* WRITTEN PROBLEM *
Copy exactly the lines from the line containing "Convert this chart" to the line containing "1.5)), label='180 degree')", both lines included, and omit any pictures.
☆ ☆ ☆
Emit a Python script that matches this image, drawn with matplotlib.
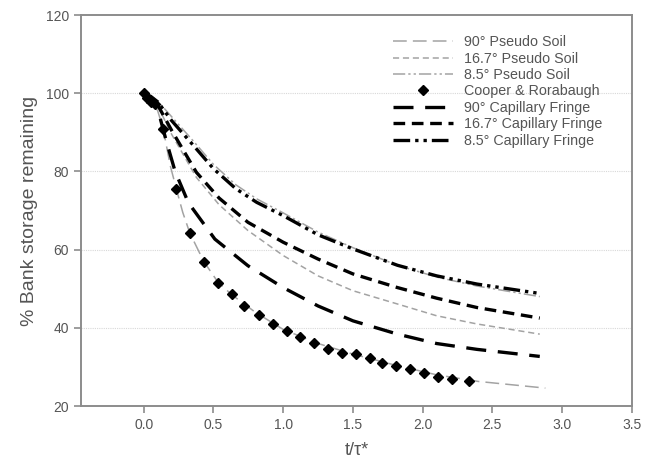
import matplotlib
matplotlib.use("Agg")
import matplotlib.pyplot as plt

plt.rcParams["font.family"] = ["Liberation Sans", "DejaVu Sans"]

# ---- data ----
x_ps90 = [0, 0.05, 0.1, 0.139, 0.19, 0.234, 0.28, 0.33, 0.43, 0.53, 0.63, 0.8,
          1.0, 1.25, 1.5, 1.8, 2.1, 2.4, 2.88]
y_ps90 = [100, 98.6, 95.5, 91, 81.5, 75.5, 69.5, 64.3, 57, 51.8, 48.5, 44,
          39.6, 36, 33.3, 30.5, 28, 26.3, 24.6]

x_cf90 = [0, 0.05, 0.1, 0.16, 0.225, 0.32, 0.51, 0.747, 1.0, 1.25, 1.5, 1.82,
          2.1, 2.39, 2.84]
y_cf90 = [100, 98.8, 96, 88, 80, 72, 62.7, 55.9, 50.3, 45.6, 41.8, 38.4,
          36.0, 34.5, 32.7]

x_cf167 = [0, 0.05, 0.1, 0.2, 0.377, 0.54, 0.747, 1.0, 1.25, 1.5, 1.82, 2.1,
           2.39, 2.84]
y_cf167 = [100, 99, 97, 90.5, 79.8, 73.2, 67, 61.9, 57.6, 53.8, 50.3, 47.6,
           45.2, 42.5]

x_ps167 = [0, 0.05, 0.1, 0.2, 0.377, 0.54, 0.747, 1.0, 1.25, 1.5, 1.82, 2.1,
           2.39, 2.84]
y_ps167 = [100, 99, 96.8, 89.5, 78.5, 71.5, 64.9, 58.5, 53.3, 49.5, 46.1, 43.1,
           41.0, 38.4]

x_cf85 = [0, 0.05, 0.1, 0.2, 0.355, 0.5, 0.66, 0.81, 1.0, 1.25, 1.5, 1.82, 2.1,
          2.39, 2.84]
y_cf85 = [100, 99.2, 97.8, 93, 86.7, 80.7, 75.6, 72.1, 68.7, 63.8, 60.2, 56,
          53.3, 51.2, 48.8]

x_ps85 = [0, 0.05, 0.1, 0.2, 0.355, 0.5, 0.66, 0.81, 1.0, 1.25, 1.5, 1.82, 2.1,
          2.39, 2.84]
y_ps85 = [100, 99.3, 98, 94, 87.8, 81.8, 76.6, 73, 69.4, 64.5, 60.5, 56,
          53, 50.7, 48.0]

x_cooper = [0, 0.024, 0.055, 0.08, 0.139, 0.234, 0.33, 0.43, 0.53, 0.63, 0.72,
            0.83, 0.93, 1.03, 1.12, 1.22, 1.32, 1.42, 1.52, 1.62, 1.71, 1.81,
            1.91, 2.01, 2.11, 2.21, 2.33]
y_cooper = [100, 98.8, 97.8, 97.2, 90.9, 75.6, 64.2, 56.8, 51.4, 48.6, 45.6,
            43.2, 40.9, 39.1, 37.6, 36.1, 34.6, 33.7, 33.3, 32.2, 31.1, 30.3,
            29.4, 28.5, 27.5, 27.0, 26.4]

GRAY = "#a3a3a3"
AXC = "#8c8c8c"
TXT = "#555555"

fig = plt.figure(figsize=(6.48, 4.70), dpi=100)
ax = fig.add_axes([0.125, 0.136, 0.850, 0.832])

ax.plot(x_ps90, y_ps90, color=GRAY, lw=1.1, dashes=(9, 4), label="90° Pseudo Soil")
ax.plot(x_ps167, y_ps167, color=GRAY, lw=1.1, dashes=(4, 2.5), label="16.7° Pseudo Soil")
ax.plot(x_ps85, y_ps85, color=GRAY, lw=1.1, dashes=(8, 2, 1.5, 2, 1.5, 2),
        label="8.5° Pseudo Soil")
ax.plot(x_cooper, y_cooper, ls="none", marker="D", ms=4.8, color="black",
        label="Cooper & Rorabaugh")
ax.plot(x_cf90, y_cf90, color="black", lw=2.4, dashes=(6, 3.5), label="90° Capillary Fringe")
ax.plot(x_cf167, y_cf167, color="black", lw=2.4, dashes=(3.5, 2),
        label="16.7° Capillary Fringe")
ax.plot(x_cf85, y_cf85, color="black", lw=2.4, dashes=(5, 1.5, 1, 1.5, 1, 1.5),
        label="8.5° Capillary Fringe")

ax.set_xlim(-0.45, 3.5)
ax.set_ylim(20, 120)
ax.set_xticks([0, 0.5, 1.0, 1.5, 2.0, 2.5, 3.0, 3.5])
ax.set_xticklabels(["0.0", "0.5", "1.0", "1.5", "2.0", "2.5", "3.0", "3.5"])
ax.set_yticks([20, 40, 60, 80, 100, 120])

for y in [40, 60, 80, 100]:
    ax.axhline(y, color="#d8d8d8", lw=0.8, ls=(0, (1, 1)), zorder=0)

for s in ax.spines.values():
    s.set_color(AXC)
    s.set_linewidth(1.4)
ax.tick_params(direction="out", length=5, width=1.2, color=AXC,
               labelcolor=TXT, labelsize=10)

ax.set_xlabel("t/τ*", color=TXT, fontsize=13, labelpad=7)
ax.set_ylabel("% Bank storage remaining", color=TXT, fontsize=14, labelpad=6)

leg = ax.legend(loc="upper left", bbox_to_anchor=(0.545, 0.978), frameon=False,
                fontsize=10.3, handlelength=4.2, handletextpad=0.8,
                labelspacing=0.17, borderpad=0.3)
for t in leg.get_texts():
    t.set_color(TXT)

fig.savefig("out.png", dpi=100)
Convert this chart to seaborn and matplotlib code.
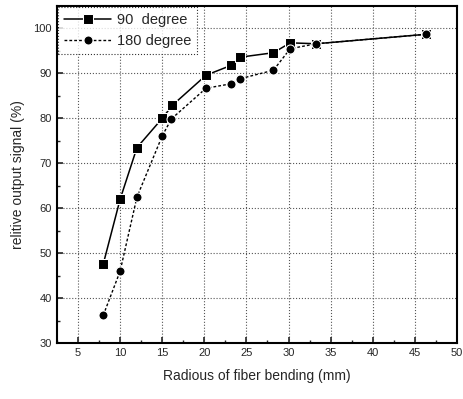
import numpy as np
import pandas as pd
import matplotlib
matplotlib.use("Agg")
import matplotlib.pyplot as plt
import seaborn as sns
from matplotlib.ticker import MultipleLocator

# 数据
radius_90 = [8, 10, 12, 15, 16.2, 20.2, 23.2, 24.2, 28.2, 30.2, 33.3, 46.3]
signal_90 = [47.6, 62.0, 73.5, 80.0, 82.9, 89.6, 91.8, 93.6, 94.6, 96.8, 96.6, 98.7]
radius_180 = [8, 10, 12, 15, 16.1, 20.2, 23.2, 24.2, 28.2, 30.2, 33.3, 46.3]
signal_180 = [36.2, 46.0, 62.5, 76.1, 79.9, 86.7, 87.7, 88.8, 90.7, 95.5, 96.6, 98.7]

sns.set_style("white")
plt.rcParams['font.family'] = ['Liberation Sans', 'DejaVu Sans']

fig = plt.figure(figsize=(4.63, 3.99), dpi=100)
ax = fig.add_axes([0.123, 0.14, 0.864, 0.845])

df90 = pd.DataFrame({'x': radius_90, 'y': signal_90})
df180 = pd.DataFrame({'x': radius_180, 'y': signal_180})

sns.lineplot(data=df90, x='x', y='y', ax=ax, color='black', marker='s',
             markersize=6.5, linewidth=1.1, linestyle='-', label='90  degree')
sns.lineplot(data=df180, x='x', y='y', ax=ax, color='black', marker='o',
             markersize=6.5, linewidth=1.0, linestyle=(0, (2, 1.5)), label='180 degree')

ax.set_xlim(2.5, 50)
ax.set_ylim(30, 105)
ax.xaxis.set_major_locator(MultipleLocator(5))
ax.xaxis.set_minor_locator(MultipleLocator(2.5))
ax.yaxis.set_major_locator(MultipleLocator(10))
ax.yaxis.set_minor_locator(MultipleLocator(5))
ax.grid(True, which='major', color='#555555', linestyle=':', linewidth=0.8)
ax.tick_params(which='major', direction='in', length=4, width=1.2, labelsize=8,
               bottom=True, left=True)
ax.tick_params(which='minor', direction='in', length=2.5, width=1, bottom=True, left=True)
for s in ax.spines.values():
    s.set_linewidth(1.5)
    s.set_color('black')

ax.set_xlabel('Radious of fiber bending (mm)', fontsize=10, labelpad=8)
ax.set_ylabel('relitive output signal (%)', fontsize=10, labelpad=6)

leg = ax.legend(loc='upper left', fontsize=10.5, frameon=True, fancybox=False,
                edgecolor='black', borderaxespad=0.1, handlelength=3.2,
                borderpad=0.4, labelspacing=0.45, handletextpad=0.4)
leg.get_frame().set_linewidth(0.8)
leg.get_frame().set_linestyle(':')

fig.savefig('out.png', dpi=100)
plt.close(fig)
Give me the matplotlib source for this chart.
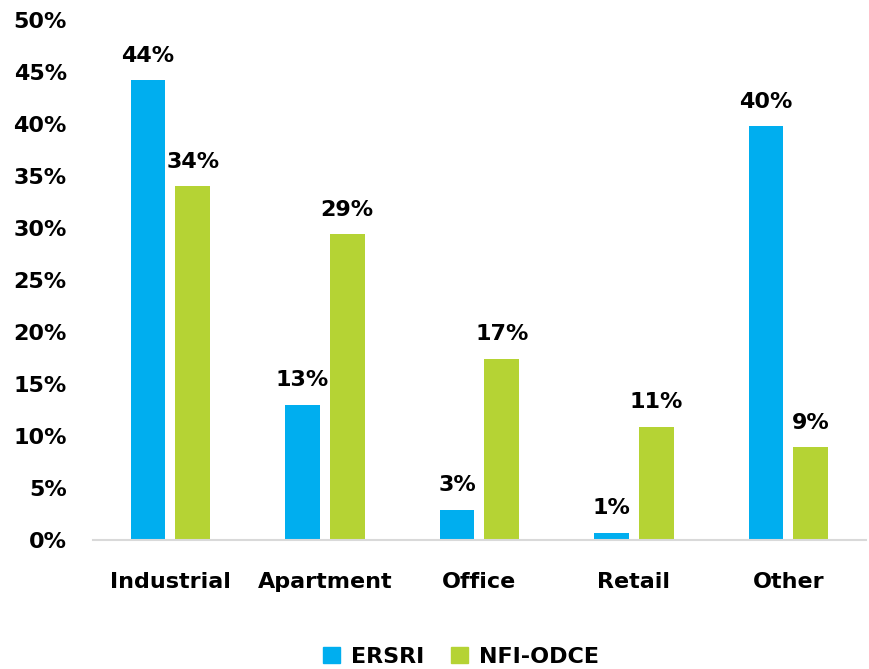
☆ ☆ ☆
* EXPECTED ANSWER *
Convert this chart to seaborn and matplotlib code.
import numpy as np
import pandas as pd
import matplotlib
matplotlib.use("Agg")
import matplotlib.pyplot as plt
import seaborn as sns
from matplotlib.ticker import MultipleLocator

# 数据
radius_90 = [8, 10, 12, 15, 16.2, 20.2, 23.2, 24.2, 28.2, 30.2, 33.3, 46.3]
signal_90 = [47.6, 62.0, 73.5, 80.0, 82.9, 89.6, 91.8, 93.6, 94.6, 96.8, 96.6, 98.7]
radius_180 = [8, 10, 12, 15, 16.1, 20.2, 23.2, 24.2, 28.2, 30.2, 33.3, 46.3]
signal_180 = [36.2, 46.0, 62.5, 76.1, 79.9, 86.7, 87.7, 88.8, 90.7, 95.5, 96.6, 98.7]

sns.set_style("white")
plt.rcParams['font.family'] = ['Liberation Sans', 'DejaVu Sans']

fig = plt.figure(figsize=(4.63, 3.99), dpi=100)
ax = fig.add_axes([0.123, 0.14, 0.864, 0.845])

df90 = pd.DataFrame({'x': radius_90, 'y': signal_90})
df180 = pd.DataFrame({'x': radius_180, 'y': signal_180})

sns.lineplot(data=df90, x='x', y='y', ax=ax, color='black', marker='s',
             markersize=6.5, linewidth=1.1, linestyle='-', label='90  degree')
sns.lineplot(data=df180, x='x', y='y', ax=ax, color='black', marker='o',
             markersize=6.5, linewidth=1.0, linestyle=(0, (2, 1.5)), label='180 degree')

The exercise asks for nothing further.